(Records with drawing code)
***
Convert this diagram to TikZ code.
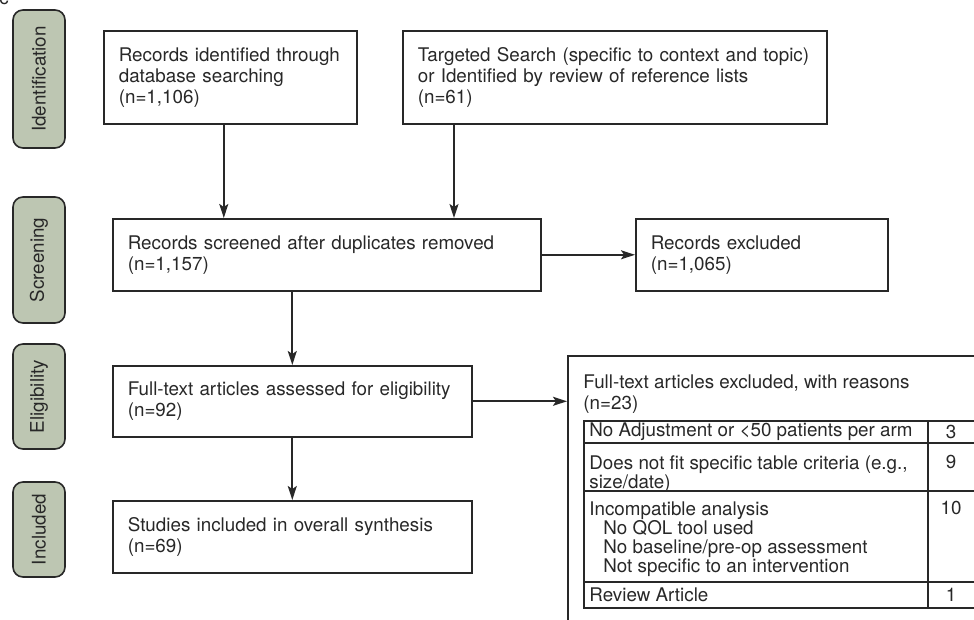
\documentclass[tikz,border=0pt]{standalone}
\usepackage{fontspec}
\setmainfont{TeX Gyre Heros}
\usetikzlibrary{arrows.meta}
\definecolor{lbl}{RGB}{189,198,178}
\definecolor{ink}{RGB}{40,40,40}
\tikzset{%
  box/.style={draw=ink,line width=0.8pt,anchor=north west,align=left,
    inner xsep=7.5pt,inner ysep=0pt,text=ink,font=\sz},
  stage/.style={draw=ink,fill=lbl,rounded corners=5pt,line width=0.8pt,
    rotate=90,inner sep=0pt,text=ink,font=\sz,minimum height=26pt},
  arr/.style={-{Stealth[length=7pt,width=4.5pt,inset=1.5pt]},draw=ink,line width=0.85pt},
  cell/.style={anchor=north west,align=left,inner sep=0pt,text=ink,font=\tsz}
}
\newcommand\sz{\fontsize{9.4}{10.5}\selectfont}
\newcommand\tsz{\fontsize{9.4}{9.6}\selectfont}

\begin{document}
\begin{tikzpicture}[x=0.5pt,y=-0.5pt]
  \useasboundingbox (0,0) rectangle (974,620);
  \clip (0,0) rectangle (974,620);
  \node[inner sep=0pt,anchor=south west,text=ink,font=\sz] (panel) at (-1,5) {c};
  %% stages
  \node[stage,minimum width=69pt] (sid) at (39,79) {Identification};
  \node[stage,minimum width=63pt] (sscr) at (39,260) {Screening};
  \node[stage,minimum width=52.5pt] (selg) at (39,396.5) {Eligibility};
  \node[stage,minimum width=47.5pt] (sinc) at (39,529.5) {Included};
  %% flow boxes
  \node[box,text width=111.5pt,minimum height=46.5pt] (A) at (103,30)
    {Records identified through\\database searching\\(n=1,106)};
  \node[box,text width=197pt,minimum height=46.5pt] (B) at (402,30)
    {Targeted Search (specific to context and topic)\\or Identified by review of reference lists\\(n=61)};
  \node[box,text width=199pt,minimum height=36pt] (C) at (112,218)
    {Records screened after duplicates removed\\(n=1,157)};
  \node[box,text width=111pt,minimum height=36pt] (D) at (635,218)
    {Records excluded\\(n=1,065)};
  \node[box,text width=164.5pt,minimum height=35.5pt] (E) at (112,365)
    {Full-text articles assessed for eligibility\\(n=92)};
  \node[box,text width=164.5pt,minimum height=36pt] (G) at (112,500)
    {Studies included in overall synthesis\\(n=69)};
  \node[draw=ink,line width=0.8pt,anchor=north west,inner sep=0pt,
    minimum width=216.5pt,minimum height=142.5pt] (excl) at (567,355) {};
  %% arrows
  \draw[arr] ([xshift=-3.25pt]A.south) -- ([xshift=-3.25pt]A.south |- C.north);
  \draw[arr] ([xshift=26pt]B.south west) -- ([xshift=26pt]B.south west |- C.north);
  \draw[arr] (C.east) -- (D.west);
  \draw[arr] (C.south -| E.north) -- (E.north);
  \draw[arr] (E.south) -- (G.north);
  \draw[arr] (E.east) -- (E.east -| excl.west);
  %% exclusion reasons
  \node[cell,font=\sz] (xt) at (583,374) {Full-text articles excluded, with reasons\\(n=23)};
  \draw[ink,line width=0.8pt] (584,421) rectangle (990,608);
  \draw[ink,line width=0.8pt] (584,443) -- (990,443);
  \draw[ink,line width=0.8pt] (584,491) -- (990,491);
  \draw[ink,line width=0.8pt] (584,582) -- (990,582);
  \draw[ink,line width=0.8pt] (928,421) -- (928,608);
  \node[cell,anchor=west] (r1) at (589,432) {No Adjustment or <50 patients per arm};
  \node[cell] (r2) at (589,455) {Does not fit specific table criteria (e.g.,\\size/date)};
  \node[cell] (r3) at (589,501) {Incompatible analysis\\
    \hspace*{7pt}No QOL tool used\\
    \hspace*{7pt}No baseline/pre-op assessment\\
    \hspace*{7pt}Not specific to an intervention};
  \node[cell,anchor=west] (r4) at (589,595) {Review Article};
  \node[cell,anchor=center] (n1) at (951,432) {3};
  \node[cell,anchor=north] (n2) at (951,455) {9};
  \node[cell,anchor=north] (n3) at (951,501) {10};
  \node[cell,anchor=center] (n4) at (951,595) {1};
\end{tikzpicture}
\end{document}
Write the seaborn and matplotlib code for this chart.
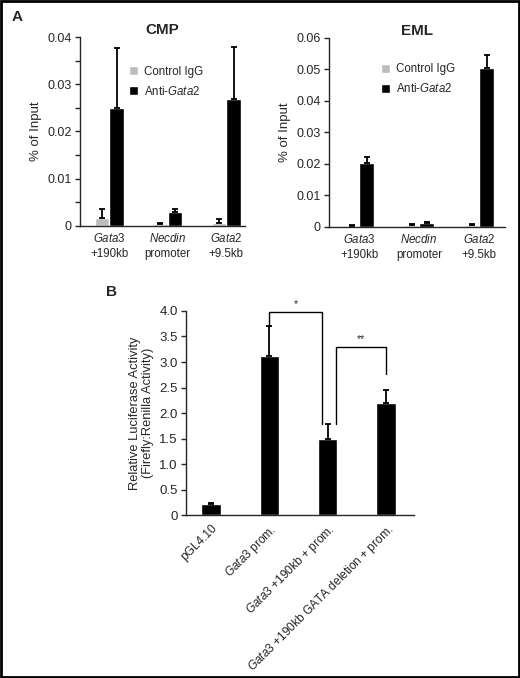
***
Make an exact copy of all the material, but keep the pictures out of it.

Written solution =>
Convert this diagram to TikZ code.
\documentclass[tikz,border=0pt]{standalone}
\usepackage{fontspec}
\setmainfont{TeX Gyre Heros}
\usetikzlibrary{arrows.meta}
\definecolor{lbl}{RGB}{189,198,178}
\definecolor{ink}{RGB}{40,40,40}
\tikzset{%
  box/.style={draw=ink,line width=0.8pt,anchor=north west,align=left,
    inner xsep=7.5pt,inner ysep=0pt,text=ink,font=\sz},
  stage/.style={draw=ink,fill=lbl,rounded corners=5pt,line width=0.8pt,
    rotate=90,inner sep=0pt,text=ink,font=\sz,minimum height=26pt},
  arr/.style={-{Stealth[length=7pt,width=4.5pt,inset=1.5pt]},draw=ink,line width=0.85pt},
  cell/.style={anchor=north west,align=left,inner sep=0pt,text=ink,font=\tsz}
}
\newcommand\sz{\fontsize{9.4}{10.5}\selectfont}
\newcommand\tsz{\fontsize{9.4}{9.6}\selectfont}

\begin{document}
\begin{tikzpicture}[x=0.5pt,y=-0.5pt]
  \useasboundingbox (0,0) rectangle (974,620);
  \clip (0,0) rectangle (974,620);
  \node[inner sep=0pt,anchor=south west,text=ink,font=\sz] (panel) at (-1,5) {c};
  %% stages
  \node[stage,minimum width=69pt] (sid) at (39,79) {Identification};
  \node[stage,minimum width=63pt] (sscr) at (39,260) {Screening};
  \node[stage,minimum width=52.5pt] (selg) at (39,396.5) {Eligibility};
  \node[stage,minimum width=47.5pt] (sinc) at (39,529.5) {Included};
  %% flow boxes
  \node[box,text width=111.5pt,minimum height=46.5pt] (A) at (103,30)
    {Records identified through\\database searching\\(n=1,106)};
  \node[box,text width=197pt,minimum height=46.5pt] (B) at (402,30)
    {Targeted Search (specific to context and topic)\\or Identified by review of reference lists\\(n=61)};
  \node[box,text width=199pt,minimum height=36pt] (C) at (112,218)
    {Records screened after duplicates removed\\(n=1,157)};
  \node[box,text width=111pt,minimum height=36pt] (D) at (635,218)
    {Records excluded\\(n=1,065)};
  \node[box,text width=164.5pt,minimum height=35.5pt] (E) at (112,365)
    {Full-text articles assessed for eligibility\\(n=92)};
  \node[box,text width=164.5pt,minimum height=36pt] (G) at (112,500)
    {Studies included in overall synthesis\\(n=69)};
  \node[draw=ink,line width=0.8pt,anchor=north west,inner sep=0pt,
    minimum width=216.5pt,minimum height=142.5pt] (excl) at (567,355) {};
  %% arrows
  \draw[arr] ([xshift=-3.25pt]A.south) -- ([xshift=-3.25pt]A.south |- C.north);
  \draw[arr] ([xshift=26pt]B.south west) -- ([xshift=26pt]B.south west |- C.north);
  \draw[arr] (C.east) -- (D.west);
  \draw[arr] (C.south -| E.north) -- (E.north);
  \draw[arr] (E.south) -- (G.north);
  \draw[arr] (E.east) -- (E.east -| excl.west);
  %% exclusion reasons
  \node[cell,font=\sz] (xt) at (583,374) {Full-text articles excluded, with reasons\\(n=23)};
  \draw[ink,line width=0.8pt] (584,421) rectangle (990,608);
  \draw[ink,line width=0.8pt] (584,443) -- (990,443);
  \draw[ink,line width=0.8pt] (584,491) -- (990,491);
  \draw[ink,line width=0.8pt] (584,582) -- (990,582);
  \draw[ink,line width=0.8pt] (928,421) -- (928,608);
  \node[cell,anchor=west] (r1) at (589,432) {No Adjustment or <50 patients per arm};
  \node[cell] (r2) at (589,455) {Does not fit specific table criteria (e.g.,\\size/date)};
  \node[cell] (r3) at (589,501) {Incompatible analysis\\
    \hspace*{7pt}No QOL tool used\\
    \hspace*{7pt}No baseline/pre-op assessment\\
    \hspace*{7pt}Not specific to an intervention};
  \node[cell,anchor=west] (r4) at (589,595) {Review Article};
  \node[cell,anchor=center] (n1) at (951,432) {3};
  \node[cell,anchor=north] (n2) at (951,455) {9};
  \node[cell,anchor=north] (n3) at (951,501) {10};
  \node[cell,anchor=center] (n4) at (951,595) {1};
\end{tikzpicture}
\end{document}
Write the seaborn and matplotlib code for this chart.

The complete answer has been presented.